UPS, which is based in Atlanta, had cited a provision in its Teamster contract that allowed it to provide coverage to spouses of employees &emdash; including those in married same-sex couples in Massachusetts &emdash; but not to couples in civil unions, according to the Newark Star-Ledger. It cited New Jersey law, which it says treats civil unions differently than marriages.
While UPS has reversed course &emdash; it issued a statement on July 30 (following the receipt of letters from the governor and others) announcing it would offer coverage because it had "received clear guidance that at least in New Jersey, the state truly views civil union partners as married" &emdash; the question of whether civil unions are the same as marriage remains an open one.
In the six months since the state's civil unions law has been in place, the state's largest gay rights advocacy group, Garden State Equality, says it has received 176 complaints from couples who say their unions were not being honored, the Ledger reported.
The reason, advocates say, is that the law created a separate but equal status for gays and lesbians.
"The Legislature said: You folks aren't worthy of marriage. That has an impact," said David Buckel, a lawyer with the gay rights organization Lambda Legal, told the Ledger. "If the New Jersey Legislature would just take back the invitation to discriminate, UPS would do the right thing."
Steven Goldstein of Garden Equality blamed the state Legislature.
"Civil unions are never in our lifetime going to be respected by employers like marriage," he said.
Juan Melli, who runs the progressive political blog Blue Jersey (where I am an occasional front-page blogger), also blames the state Legislature. In a post on his blog, he called the civil unions law an "awkward response" to a state Supreme Court ruling that required that gay and straight couples be treated the same under the law and that civil unions "signaled something different."
"Instead of changing a couple of words in the statues, the legislature created an entirely new class of relationships, called civil unions, and needed 60 pages to detail how they are just the same as marriages," he wrote.

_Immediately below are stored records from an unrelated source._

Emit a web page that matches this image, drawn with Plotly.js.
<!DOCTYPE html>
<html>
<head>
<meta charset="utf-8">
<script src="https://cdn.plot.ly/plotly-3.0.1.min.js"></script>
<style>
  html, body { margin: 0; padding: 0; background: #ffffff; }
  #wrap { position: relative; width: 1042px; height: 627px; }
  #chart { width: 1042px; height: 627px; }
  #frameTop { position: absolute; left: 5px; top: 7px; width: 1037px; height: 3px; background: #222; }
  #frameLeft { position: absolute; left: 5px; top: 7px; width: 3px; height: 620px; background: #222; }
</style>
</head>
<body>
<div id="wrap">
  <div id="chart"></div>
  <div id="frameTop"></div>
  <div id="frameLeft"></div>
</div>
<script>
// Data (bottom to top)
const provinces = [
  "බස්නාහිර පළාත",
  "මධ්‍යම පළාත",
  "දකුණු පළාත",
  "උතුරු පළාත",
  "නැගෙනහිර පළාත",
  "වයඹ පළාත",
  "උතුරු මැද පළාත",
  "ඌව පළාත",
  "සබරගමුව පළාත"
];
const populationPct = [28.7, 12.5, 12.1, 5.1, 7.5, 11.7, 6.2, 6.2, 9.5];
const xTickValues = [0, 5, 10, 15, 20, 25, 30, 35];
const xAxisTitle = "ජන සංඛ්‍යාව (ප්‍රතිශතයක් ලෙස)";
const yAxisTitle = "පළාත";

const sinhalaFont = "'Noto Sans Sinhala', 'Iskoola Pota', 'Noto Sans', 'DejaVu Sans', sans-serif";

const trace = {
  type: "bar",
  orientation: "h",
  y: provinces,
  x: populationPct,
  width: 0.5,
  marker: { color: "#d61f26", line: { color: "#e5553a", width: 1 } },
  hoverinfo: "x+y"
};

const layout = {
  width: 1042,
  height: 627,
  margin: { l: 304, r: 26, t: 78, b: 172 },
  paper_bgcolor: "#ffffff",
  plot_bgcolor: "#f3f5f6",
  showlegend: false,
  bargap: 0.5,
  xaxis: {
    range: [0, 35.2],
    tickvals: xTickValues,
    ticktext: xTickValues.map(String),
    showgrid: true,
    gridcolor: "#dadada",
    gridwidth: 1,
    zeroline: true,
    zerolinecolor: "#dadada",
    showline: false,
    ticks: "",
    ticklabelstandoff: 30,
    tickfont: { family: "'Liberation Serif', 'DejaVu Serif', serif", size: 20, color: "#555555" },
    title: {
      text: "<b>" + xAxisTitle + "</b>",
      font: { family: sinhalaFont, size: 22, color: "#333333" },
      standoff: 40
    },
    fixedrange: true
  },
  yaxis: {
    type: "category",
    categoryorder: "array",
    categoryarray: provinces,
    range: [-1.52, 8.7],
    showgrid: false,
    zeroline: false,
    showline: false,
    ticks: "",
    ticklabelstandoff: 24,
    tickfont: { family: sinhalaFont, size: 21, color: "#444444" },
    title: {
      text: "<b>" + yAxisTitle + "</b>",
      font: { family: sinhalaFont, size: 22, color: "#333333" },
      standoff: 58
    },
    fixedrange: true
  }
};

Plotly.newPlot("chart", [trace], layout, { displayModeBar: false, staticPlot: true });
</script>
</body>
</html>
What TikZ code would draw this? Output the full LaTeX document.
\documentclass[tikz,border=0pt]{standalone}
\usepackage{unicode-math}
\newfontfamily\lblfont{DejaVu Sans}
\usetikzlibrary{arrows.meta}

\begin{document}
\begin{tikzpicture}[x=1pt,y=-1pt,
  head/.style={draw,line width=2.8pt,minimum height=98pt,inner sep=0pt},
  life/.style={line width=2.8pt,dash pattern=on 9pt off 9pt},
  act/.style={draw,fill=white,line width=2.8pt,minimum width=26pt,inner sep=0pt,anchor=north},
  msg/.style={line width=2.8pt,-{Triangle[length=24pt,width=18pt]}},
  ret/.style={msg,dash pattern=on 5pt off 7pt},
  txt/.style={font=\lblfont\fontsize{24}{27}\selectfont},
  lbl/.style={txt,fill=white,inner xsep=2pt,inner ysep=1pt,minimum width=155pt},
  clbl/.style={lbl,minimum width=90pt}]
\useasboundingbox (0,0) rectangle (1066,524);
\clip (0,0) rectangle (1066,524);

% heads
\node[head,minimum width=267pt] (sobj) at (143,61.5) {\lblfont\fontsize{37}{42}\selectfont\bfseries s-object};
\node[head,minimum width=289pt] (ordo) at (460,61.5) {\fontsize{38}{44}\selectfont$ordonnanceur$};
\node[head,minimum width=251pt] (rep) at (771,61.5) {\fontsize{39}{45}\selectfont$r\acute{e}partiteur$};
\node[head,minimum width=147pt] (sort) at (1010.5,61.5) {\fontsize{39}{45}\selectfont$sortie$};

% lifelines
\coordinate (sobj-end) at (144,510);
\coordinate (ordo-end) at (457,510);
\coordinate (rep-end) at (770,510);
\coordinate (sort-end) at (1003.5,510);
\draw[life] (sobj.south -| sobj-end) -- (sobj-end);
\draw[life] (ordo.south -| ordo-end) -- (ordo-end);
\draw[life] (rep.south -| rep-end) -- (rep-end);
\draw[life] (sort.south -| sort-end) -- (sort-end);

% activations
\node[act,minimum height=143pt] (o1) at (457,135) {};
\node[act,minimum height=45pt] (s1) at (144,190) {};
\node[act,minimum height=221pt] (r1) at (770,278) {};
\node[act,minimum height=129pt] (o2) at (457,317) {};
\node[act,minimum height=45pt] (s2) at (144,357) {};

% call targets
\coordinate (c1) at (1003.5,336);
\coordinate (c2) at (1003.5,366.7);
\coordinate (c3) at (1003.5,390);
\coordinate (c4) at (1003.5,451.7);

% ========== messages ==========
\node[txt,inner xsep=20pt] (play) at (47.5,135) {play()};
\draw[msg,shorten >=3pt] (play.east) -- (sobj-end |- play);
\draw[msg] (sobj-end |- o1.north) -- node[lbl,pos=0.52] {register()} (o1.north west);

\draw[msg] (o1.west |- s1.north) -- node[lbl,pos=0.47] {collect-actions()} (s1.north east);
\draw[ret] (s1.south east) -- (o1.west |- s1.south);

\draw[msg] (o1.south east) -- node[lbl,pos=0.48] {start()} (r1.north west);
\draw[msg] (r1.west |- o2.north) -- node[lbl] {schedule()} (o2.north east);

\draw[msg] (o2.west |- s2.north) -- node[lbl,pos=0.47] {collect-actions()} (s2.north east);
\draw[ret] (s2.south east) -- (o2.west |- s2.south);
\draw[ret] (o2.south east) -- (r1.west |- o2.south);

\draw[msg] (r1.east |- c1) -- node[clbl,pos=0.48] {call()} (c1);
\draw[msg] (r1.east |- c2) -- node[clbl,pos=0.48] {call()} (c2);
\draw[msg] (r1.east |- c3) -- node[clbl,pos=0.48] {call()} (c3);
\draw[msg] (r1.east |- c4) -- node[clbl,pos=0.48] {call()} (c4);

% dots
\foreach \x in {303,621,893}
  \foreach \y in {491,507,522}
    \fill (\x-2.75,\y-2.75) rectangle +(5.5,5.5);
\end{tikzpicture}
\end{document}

The law, as Melli and others note, is an utter failure, a half-measure designed to avoid angering the conscious of social conservatives in a blue state.
Back in March, I interviewed several local couples for my papers, the South Brunswick Post and The Cranbury Press, who had entered into civil unions about the law and its impact. They all said essentially the same thing: They were glad the state was taking the step, but they thought the state was not going far enough. And they were concerned that the distinction between civil unions and marriage would later become a problem.

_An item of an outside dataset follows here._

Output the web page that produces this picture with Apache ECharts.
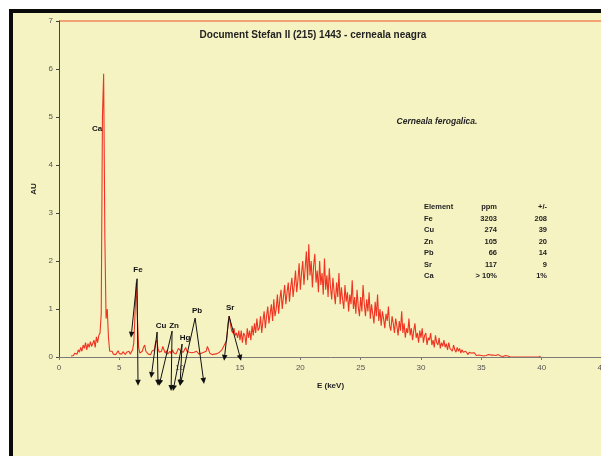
<!DOCTYPE html>
<html>
<head>
<meta charset="utf-8">
<script src="https://cdn.jsdelivr.net/npm/echarts@6/dist/echarts.min.js"></script>
<style>
html,body{margin:0;padding:0;background:#fff;}
#chart{width:601px;height:456px;}
</style>
</head>
<body>
<div id="chart"></div>
<script>
// ---- DATA ----
const chartTitle = 'Document Stefan II (215) 1443 - cerneala neagra';
const note = 'Cerneala ferogalica.';
const xTicks = [0, 5, 10, 15, 20, 25, 30, 35, 40, 45];
const yTicks = [0, 1, 2, 3, 4, 5, 6, 7];
// spectrum: one row per keV (row 0 = 1.0..1.9 keV), 10 channels of 0.1 keV each, values in AU
const spectrumFirstKeV = 1;
const channelWidth = 0.1;
const spectrumRows = [
  [0.02,0.05,0.03,0.08,0.12,0.06,0.15,0.1,0.2,0.12],
  [0.25,0.18,0.3,0.15,0.28,0.2,0.32,0.22,0.25,0.35],
  [0.2,0.42,0.3,0.45,0.5,0.9,5.0,5.9,2.5,0.8],
  [1.0,0.4,0.12,0.08,0.12,0.06,0.1,0.05,0.09,0.13],
  [0.07,0.1,0.06,0.11,0.08,0.05,0.1,0.07,0.12,0.06],
  [0.09,0.15,0.3,0.9,1.55,0.8,0.2,0.08,0.1,0.12],
  [0.2,0.25,0.12,0.08,0.06,0.1,0.05,0.12,0.08,0.15],
  [0.3,0.35,0.18,0.1,0.08,0.12,0.22,0.15,0.08,0.13],
  [0.06,0.1,0.12,0.07,0.15,0.09,0.1,0.06,0.12,0.18],
  [0.22,0.12,0.08,0.1,0.15,0.2,0.12,0.08,0.1,0.06],
  [0.09,0.05,0.1,0.07,0.12,0.08,0.06,0.1,0.08,0.12],
  [0.1,0.07,0.12,0.22,0.15,0.08,0.06,0.05,0.08,0.06],
  [0.05,0.07,0.06,0.1,0.08,0.15,0.2,0.25,0.22,0.35],
  [0.7,0.85,0.7,0.55,0.5,0.6,0.45,0.5,0.4,0.55],
  [0.35,0.55,0.3,0.5,0.45,0.25,0.6,0.4,0.55,0.35],
  [0.65,0.45,0.7,0.5,0.8,0.55,0.6,0.85,0.5,0.75],
  [0.95,0.6,0.85,1.05,0.7,0.9,1.1,0.75,1.2,0.85],
  [1.0,1.3,0.9,1.2,1.4,1.0,1.25,1.5,1.1,1.35],
  [1.55,1.15,1.45,1.65,1.25,1.5,1.8,1.35,1.6,1.95],
  [1.4,1.75,2.0,1.5,1.85,2.2,1.6,2.35,1.7,2.0],
  [1.45,1.9,2.15,1.55,1.8,1.35,2.0,1.5,1.75,1.3],
  [2.05,1.4,1.7,1.25,1.85,1.45,1.2,1.65,1.35,1.1],
  [1.55,1.25,1.75,1.1,1.45,1.2,1.0,1.5,1.15,1.35],
  [0.95,1.3,1.1,1.6,1.0,1.25,0.9,1.4,1.05,0.85],
  [1.25,0.95,1.5,1.1,0.85,1.2,0.95,1.35,0.8,1.1],
  [0.9,0.7,1.15,0.85,1.3,0.75,1.0,0.65,0.95,0.8],
  [0.6,0.9,0.75,1.05,0.65,0.55,0.85,0.7,0.5,0.8],
  [0.65,0.45,0.75,0.55,0.95,0.5,0.7,0.4,0.6,0.5],
  [0.8,0.45,0.6,0.35,0.55,0.7,0.4,0.5,0.3,0.55],
  [0.4,0.6,0.3,0.45,0.5,0.25,0.4,0.35,0.5,0.25],
  [0.35,0.2,0.45,0.3,0.25,0.4,0.18,0.3,0.22,0.35],
  [0.2,0.28,0.15,0.3,0.18,0.22,0.12,0.25,0.15,0.1],
  [0.2,0.12,0.18,0.08,0.15,0.1,0.06,0.12,0.08,0.05],
  [0.1,0.06,0.08,0.04,0.09,0.05,0.03,0.07,0.04,0.06],
  [0.03,0.05,0.02,0.06,0.03,0.02,0.05,0.02,0.04,0.02],
  [0.04,0.01,0.03,0.02,0.05,0.01,0.02,0.03,0.01,0.02],
  [0.03,0.01,0.02,0.01,0.0,0.02,0.0,0.01,0.0,0.02],
  [0.0,0.01,0.0,0.03,0.0,0.01,0.0,0.02,0.0,0.03],
  [0.0,0.02,0.0,0.01,0.0,0.0,0.0,0.01,0.0,0.02]
];
// peak annotations in data coordinates (keV, AU): label, arrow origin, arrow targets
const peakNames = ['Ca', 'Fe', 'Cu', 'Zn', 'Hg', 'Pb', 'Sr'];
const peakLabelAt = [[3.15,4.75],[6.55,1.81],[8.46,0.65],[9.54,0.65],[10.45,0.40],[11.44,0.96],[14.18,1.02]];
const peakArrowFrom = [null,[6.47,1.63],[8.13,0.52],[9.37,0.54],[10.2,0.27],[11.28,0.81],[14.1,0.85]];
const peakArrowTo = [
  [],
  [[5.97,0.40],[6.55,-0.60]],
  [[7.63,-0.44],[8.21,-0.60]],
  [[8.29,-0.60],[9.29,-0.71]],
  [[9.45,-0.71],[10.03,-0.60]],
  [[10.03,-0.60],[12.02,-0.56]],
  [[13.68,-0.08],[15.09,-0.08]]
];
// concentration table
const tableHeader = ['Element', 'ppm', '+/-'];
const tableElements = ['Fe', 'Cu', 'Zn', 'Pb', 'Sr', 'Ca'];
const tablePpm = ['3203', '274', '105', '66', '117', '> 10%'];
const tableErr = ['208', '39', '20', '14', '9', '1%'];

// ---- BUILD ----
const spectrum = [];
spectrumRows.forEach((row, r) => {
  row.forEach((v, c) => {
    spectrum.push([+(spectrumFirstKeV + r + c * channelWidth).toFixed(2), v]);
  });
});

const FONT = 'Liberation Sans';
const bg = '#f6f3c3';

const graphics = [
  { type: 'rect', shape: { x: 9, y: 9, width: 600, height: 460 }, style: { fill: '#0a0a0a' }, z: -10, silent: true },
  { type: 'rect', shape: { x: 13, y: 13, width: 600, height: 460 }, style: { fill: bg }, z: -9, silent: true },
  { type: 'text', x: 437, y: 122, style: { text: note, font: 'italic bold 8.5px "Liberation Sans"', fill: '#222', align: 'center', verticalAlign: 'middle' } }
];
const rowY0 = 207, rowStep = 11.5;
const tfont = 'bold 7.5px "Liberation Sans"';
graphics.push({ type: 'text', x: 424, y: rowY0, style: { text: tableHeader[0], font: tfont, fill: '#222', align: 'left', verticalAlign: 'middle' } });
graphics.push({ type: 'text', x: 497, y: rowY0, style: { text: tableHeader[1], font: tfont, fill: '#222', align: 'right', verticalAlign: 'middle' } });
graphics.push({ type: 'text', x: 547, y: rowY0, style: { text: tableHeader[2], font: tfont, fill: '#222', align: 'right', verticalAlign: 'middle' } });
tableElements.forEach((el, i) => {
  const y = rowY0 + (i + 1) * rowStep;
  graphics.push({ type: 'text', x: 424, y, style: { text: el, font: tfont, fill: '#222', align: 'left', verticalAlign: 'middle' } });
  graphics.push({ type: 'text', x: 497, y, style: { text: tablePpm[i], font: tfont, fill: '#222', align: 'right', verticalAlign: 'middle' } });
  graphics.push({ type: 'text', x: 547, y, style: { text: tableErr[i], font: tfont, fill: '#222', align: 'right', verticalAlign: 'middle' } });
});

function arrowEls(p0, p1) {
  const dx = p1[0] - p0[0], dy = p1[1] - p0[1];
  const len = Math.hypot(dx, dy) || 1;
  const ux = dx / len, uy = dy / len;
  const hl = 6, hw = 2.8;
  const bx = p1[0] - ux * hl, by = p1[1] - uy * hl;
  return [
    { type: 'line', shape: { x1: p0[0], y1: p0[1], x2: bx, y2: by }, style: { stroke: '#111', lineWidth: 1 } },
    { type: 'polygon', shape: { points: [[p1[0], p1[1]], [bx - uy * hw, by + ux * hw], [bx + uy * hw, by - ux * hw]] }, style: { fill: '#111' } }
  ];
}

const chart = echarts.init(document.getElementById('chart'), null, { renderer: 'canvas' });
chart.setOption({
  backgroundColor: '#ffffff',
  animation: false,
  title: {
    text: chartTitle, left: 308, top: 25, textAlign: 'center',
    textStyle: { fontFamily: FONT, fontSize: 10, fontWeight: 'bold', color: '#222' }
  },
  graphic: graphics,
  grid: { left: 59, top: 21, bottom: 99, right: -1, containLabel: false, outerBoundsMode: 'none' },
  xAxis: {
    type: 'value', min: xTicks[0], max: xTicks[xTicks.length - 1], interval: 5, z: 5,
    name: 'E (keV)', nameLocation: 'middle', nameGap: 25,
    nameTextStyle: { fontFamily: FONT, fontSize: 8, fontWeight: 'bold', color: '#222' },
    axisLine: { lineStyle: { color: '#7a7a7a', width: 1 } },
    axisTick: { length: 3, lineStyle: { color: '#7a7a7a' } },
    axisLabel: { fontFamily: FONT, fontSize: 8, color: '#555', margin: 7 },
    splitLine: { show: false }
  },
  yAxis: {
    type: 'value', min: yTicks[0], max: yTicks[yTicks.length - 1], interval: 1, z: 5,
    name: 'AU', nameLocation: 'middle', nameGap: 15,
    nameTextStyle: { fontFamily: FONT, fontSize: 8, fontWeight: 'bold', color: '#222' },
    axisLine: { lineStyle: { color: '#444', width: 1 } },
    axisTick: { length: 3, lineStyle: { color: '#444' } },
    axisLabel: { fontFamily: FONT, fontSize: 8, color: '#555', margin: 6 },
    splitLine: { show: false }
  },
  series: [
    {
      type: 'line', data: spectrum, symbol: 'none', z: 2,
      lineStyle: { color: '#ef3422', width: 1.1 },
      markLine: {
        silent: true, symbol: ['none', 'none'], label: { show: false },
        lineStyle: { color: '#f0875a', width: 1.5, type: 'solid' },
        data: [{ yAxis: yTicks[yTicks.length - 1] }]
      }
    },
    {
      type: 'custom', clip: false, z: 6, silent: true,
      data: peakLabelAt.map(p => [p[0], p[1]]),
      renderItem: (params, api) => {
        const i = params.dataIndex;
        const children = [];
        const lp = api.coord(peakLabelAt[i]);
        children.push({ type: 'text', x: lp[0], y: lp[1], style: { text: peakNames[i], font: 'bold 8px "Liberation Sans"', fill: '#111', align: 'center', verticalAlign: 'middle' } });
        if (peakArrowFrom[i]) {
          const p0 = api.coord(peakArrowFrom[i]);
          peakArrowTo[i].forEach(t => { arrowEls(p0, api.coord(t)).forEach(e => children.push(e)); });
        }
        return { type: 'group', children };
      }
    }
  ]
});
</script>
</body>
</html>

None of the three couples I interviewed have had problems like those experienced by the UPS employees and New Jersey couples have it a lot better than gay and lesbian couples in many other states. But they were all worried. After all, there are no guarantees that they will not run into the same walls later.
That's why the ACLU and Public Interest have joined together to "put a human face on the issue of marriage for same-sex couples" by producing 10 short videos of real couples telling their stories and streaming them at 10couples.org. The project "aims to show Americans that denying marriage protections to gay and lesbian couples and their families is unfair and harmful."

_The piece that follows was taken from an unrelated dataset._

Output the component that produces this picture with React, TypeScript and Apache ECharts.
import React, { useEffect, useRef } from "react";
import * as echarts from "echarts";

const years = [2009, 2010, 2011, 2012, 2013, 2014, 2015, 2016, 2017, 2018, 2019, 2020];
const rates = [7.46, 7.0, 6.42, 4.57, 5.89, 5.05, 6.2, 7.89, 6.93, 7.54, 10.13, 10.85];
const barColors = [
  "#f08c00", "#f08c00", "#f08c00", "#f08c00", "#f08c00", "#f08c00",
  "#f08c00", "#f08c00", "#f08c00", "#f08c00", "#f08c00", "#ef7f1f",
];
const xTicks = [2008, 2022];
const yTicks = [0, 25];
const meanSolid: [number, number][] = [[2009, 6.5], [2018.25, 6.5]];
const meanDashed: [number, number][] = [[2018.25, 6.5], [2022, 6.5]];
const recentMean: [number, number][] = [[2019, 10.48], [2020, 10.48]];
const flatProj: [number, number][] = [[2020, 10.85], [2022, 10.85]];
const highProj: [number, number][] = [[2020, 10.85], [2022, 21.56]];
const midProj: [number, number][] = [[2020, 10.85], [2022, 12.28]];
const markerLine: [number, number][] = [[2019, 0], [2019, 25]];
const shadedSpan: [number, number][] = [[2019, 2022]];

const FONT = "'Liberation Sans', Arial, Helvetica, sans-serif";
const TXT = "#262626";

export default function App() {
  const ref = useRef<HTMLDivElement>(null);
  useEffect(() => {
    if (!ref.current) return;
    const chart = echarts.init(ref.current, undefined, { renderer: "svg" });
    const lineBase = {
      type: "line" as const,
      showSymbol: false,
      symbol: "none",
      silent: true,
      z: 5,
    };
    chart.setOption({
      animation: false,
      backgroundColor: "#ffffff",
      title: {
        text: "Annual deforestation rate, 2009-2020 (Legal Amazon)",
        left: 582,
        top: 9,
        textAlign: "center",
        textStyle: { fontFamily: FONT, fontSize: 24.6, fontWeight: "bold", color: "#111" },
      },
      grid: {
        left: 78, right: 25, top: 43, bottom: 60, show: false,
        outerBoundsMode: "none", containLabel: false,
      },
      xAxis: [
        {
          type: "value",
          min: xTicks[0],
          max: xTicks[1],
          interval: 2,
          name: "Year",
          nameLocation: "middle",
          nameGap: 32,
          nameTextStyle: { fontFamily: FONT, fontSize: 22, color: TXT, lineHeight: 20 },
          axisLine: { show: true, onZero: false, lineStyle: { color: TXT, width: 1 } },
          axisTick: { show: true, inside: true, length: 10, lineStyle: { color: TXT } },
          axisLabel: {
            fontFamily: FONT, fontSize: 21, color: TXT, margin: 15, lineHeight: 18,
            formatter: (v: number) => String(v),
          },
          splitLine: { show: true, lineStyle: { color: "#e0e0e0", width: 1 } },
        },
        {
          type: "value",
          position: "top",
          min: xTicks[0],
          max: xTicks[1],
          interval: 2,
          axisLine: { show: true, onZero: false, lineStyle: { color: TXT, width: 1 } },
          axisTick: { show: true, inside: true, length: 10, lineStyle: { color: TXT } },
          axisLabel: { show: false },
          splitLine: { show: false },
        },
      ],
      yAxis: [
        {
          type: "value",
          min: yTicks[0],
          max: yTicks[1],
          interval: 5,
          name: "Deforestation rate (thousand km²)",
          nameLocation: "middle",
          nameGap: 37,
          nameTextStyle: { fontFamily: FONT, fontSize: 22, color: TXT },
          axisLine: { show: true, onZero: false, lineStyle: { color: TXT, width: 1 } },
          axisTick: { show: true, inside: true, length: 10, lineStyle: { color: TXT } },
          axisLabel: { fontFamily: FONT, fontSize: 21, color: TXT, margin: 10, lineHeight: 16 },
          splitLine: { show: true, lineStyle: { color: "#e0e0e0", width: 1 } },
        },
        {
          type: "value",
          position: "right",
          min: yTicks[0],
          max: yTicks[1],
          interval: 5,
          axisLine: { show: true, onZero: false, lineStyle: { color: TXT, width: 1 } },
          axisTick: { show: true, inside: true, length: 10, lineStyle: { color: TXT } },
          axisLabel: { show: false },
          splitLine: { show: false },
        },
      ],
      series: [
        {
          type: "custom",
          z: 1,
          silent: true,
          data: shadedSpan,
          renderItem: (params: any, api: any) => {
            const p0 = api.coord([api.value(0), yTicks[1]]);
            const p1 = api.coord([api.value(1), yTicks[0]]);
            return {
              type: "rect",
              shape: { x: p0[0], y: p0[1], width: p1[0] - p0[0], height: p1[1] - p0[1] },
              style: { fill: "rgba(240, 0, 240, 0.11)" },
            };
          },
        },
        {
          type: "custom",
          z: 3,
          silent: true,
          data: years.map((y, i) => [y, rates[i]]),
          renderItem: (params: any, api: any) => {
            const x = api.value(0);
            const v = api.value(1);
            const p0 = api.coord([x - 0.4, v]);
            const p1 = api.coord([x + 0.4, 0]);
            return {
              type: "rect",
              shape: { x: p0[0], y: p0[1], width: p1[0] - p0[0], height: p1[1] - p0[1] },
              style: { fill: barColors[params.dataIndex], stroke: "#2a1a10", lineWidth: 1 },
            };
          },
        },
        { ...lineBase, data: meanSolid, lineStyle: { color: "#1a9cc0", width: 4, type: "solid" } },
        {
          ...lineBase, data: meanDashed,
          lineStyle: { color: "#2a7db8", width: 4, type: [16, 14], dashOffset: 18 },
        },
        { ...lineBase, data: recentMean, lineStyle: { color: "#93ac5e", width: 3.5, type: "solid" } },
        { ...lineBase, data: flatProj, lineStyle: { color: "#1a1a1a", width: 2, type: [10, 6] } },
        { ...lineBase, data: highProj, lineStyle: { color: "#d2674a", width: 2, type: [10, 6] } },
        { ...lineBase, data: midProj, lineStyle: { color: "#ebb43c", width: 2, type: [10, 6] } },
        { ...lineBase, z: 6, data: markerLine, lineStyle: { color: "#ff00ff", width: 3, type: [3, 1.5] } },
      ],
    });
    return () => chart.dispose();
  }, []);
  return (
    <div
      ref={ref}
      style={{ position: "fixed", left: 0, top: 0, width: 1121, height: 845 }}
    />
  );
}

"At 10Couples.org, Americans get to see that families headed by same-sex couples are pretty typical American families," Matt Coles, director of the ACLU's Lesbian Gay Bisexual Transgender Project, said in a press release. "Our families make the same commitments and face the same struggles, but we don't have the safety net that government provides through marriage, and this can cause terrible harm."
The ACLU says that 26 states have constitutionally banned same-sex couples from marrying, with many "prohibit(ing) many other forms of legal protections for the families of same-sex couples as well."
"When people realize what it means when lesbian and gay couples are shut out of legal protection for their families, they understand that it's unfair to continue to treat committed couples as legal strangers," Coles said.
That's why it is imperative that people who support civil and human rights become active in New Jersey and other states that have civil union laws and in those states considering sanctioning civil unions to fight for same-sex marriage.
Separate but equal is just not good enough.